Decision-Oriented Text Evaluation
This addresses the need for better evaluation methods in natural language generation for decision-making contexts, though it is incremental as it builds on existing frameworks by focusing on synergy.
The paper tackled the problem of evaluating generated text in high-stakes domains by proposing a decision-oriented framework that measures its influence on human and LLM decision outcomes, finding that collaborative human-LLM teams significantly outperform individual baselines when using richer analytical commentaries.

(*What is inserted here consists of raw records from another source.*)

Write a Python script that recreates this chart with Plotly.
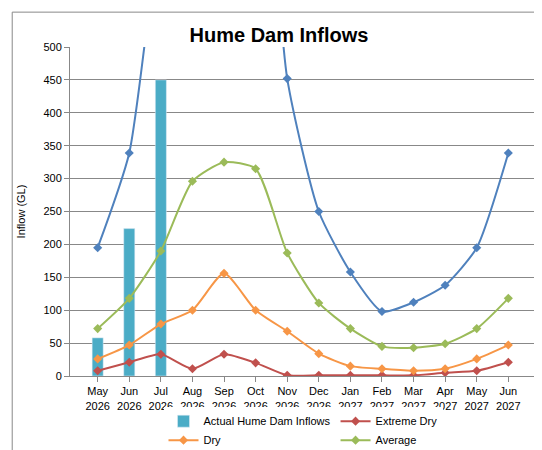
import plotly.graph_objects as go

months = ["May<br>2026","Jun<br>2026","Jul<br>2026","Aug<br>2026","Sep<br>2026","Oct<br>2026","Nov<br>2026",
          "Dec<br>2026","Jan<br>2027","Feb<br>2027","Mar<br>2027","Apr<br>2027","May<br>2027","Jun<br>2027"]
actual = [58, 224, 450]
extreme_dry = [8, 21, 33, 11, 33, 20, 1, 1, 1, 1, 1, 5, 8, 21]
dry = [26, 47, 79, 100, 156, 100, 68, 34, 15, 11, 8, 11, 26, 47]
average = [72, 118, 190, 296, 325, 315, 187, 111, 72, 45, 43, 49, 72, 118]
wet = [195, 339, 700, 950, 1050, 950, 452, 250, 158, 98, 112, 138, 195, 339]

fig = go.Figure()
fig.add_bar(x=months[:3], y=actual, name="Actual Hume Dam Inflows", marker_color="#4bacc6", width=0.35)
def line(y, name, c):
    fig.add_scatter(x=months, y=y, name=name, mode="lines+markers", line=dict(color=c, width=2, shape="spline", smoothing=0.6),
                    marker=dict(symbol="diamond", size=7, color=c))
line(extreme_dry, "Extreme Dry", "#c0504d")
line(dry, "Dry", "#f79646")
line(average, "Average", "#9bbb59")
line(wet, "Wet", "#4f81bd")

fig.update_layout(
    width=542, height=450, paper_bgcolor="white", plot_bgcolor="white",
    font=dict(family="Liberation Sans, Arial", size=11, color="black"),
    title=dict(text="<b>Hume Dam Inflows</b>", x=0.5, y=0.94, xanchor="center", yanchor="middle", font=dict(size=20)),
    margin=dict(l=62, r=14, t=39, b=82, autoexpand=False),
    legend=dict(orientation="h", x=0.5, xanchor="center", y=-0.195, yanchor="middle", font=dict(size=11),
                entrywidthmode="pixels", entrywidth=0, itemwidth=30, tracegroupgap=0),
    xaxis=dict(showline=True, linecolor="#888", ticks="outside", tickcolor="#888"),
    yaxis=dict(range=[0, 500], dtick=50, showgrid=True, gridcolor="#888", showline=True, linecolor="#888",
               title=dict(text="Inflow (GL)", font=dict(size=11)), ticks="outside", tickcolor="#888"),
    shapes=[dict(type="rect", xref="paper", yref="paper", x0=-0.124, x1=1.019, y0=-0.237, y1=1.106,
                 line=dict(color="#888", width=1))],
)
fig.write_html("out.html")
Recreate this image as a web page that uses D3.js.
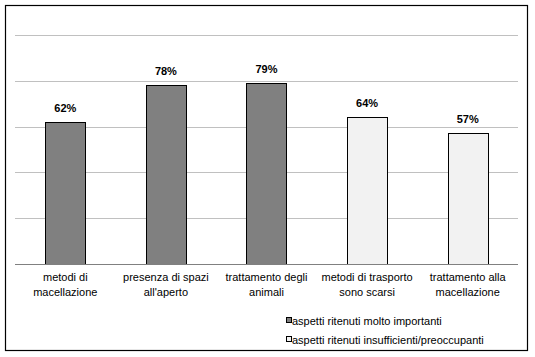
<!DOCTYPE html>
<html><head><meta charset="utf-8">
<script src="https://cdn.jsdelivr.net/npm/d3@7"></script>
<style>body{margin:0;background:#fff}svg{display:block}text{font-family:"Liberation Sans",Arial,sans-serif}</style>
</head><body>
<script>
const categories = [["metodi di","macellazione"],["presenza di spazi","all'aperto"],["trattamento degli","animali"],["metodi di trasporto","sono scarsi"],["trattamento alla","macellazione"]];
const values = [62,78,79,64,57];
const seriesOf = [0,0,0,1,1];
const seriesNames = ["aspetti ritenuti molto importanti","aspetti ritenuti insufficienti/preoccupanti"];
const seriesColors = ["#808080","#f2f2f2"];
const yTicks = [0,20,40,60,80,100];

const W=535,H=357;
const svg=d3.select("body").append("svg").attr("width",W).attr("height",H);
svg.append("rect").attr("x",5.5).attr("y",5.5).attr("width",522).attr("height",345).attr("fill","#fff").attr("stroke","#000").attr("stroke-width",1.2);

const x=d3.scaleBand().domain(d3.range(values.length)).range([15,518]).paddingInner(0.6).paddingOuter(0.3);
const y=d3.scaleLinear().domain([0,100]).range([264,35]);

svg.append("g").selectAll("line").data(yTicks.filter(t=>t>0)).join("line")
  .attr("x1",15).attr("x2",518).attr("y1",d=>Math.round(y(d))+0.5).attr("y2",d=>Math.round(y(d))+0.5)
  .attr("stroke","#c0c0c0").attr("stroke-width",1);

svg.append("g").selectAll("rect").data(values).join("rect")
  .attr("x",(d,i)=>Math.round(x(i))+0.5).attr("y",d=>Math.round(y(d))+0.5)
  .attr("width",Math.round(x.bandwidth())).attr("height",d=>Math.round(y(0))-Math.round(y(d)))
  .attr("fill",(d,i)=>seriesColors[seriesOf[i]]).attr("stroke","#000").attr("stroke-width",1);

svg.append("line").attr("x1",15).attr("x2",518).attr("y1",Math.round(y(0))+0.5).attr("y2",Math.round(y(0))+0.5).attr("stroke","#808080").attr("stroke-width",1.2);

svg.append("g").selectAll("text").data(values).join("text")
  .attr("x",(d,i)=>x(i)+x.bandwidth()/2).attr("y",d=>y(d)-10)
  .attr("text-anchor","middle").attr("font-size",11).attr("font-weight","bold").attr("fill","#000")
  .text(d=>d+"%");

const cl=svg.append("g").selectAll("text").data(categories).join("text")
  .attr("text-anchor","middle").attr("font-size",11).attr("fill","#000");
cl.each(function(d,i){
  const t=d3.select(this);
  d.forEach((s,j)=>t.append("tspan").attr("x",x(i)+x.bandwidth()/2).attr("y",281+j*14.7).text(s));
});

const lg=svg.append("g").selectAll("g").data(seriesNames).join("g")
  .attr("transform",(d,i)=>`translate(286,${321+i*19})`);
lg.append("rect").attr("x",0.5).attr("y",-3.5).attr("width",5).attr("height",5)
  .attr("fill",(d,i)=>seriesColors[i]).attr("stroke","#000").attr("stroke-width",1);
lg.append("text").attr("x",6).attr("y",4).attr("font-size",11).attr("fill","#000").text(d=>d);
</script>
</body></html>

Natural language generation (NLG) is increasingly deployed in high-stakes domains, yet common intrinsic evaluation methods, such as n-gram overlap or sentence plausibility, weakly correlate with actual decision-making efficacy. We propose a decision-oriented framework for evaluating generated text by directly measuring its influence on human and large language model (LLM) decision outcomes. Using market digest texts--including objective morning summaries and subjective closing-bell analyses--as test cases, we assess decision quality based on the financial performance of trades executed by human investors and autonomous LLM agents informed exclusively by these texts. Our findings reveal that neither humans nor LLM agents consistently surpass random performance when relying solely on summaries. However, richer analytical commentaries enable collaborative human-LLM teams to outperform individual human or agent baselines significantly. Our approach underscores the importance of evaluating generated text by its ability to facilitate synergistic decision-making between humans and LLMs, highlighting critical limitations of traditional intrinsic metrics.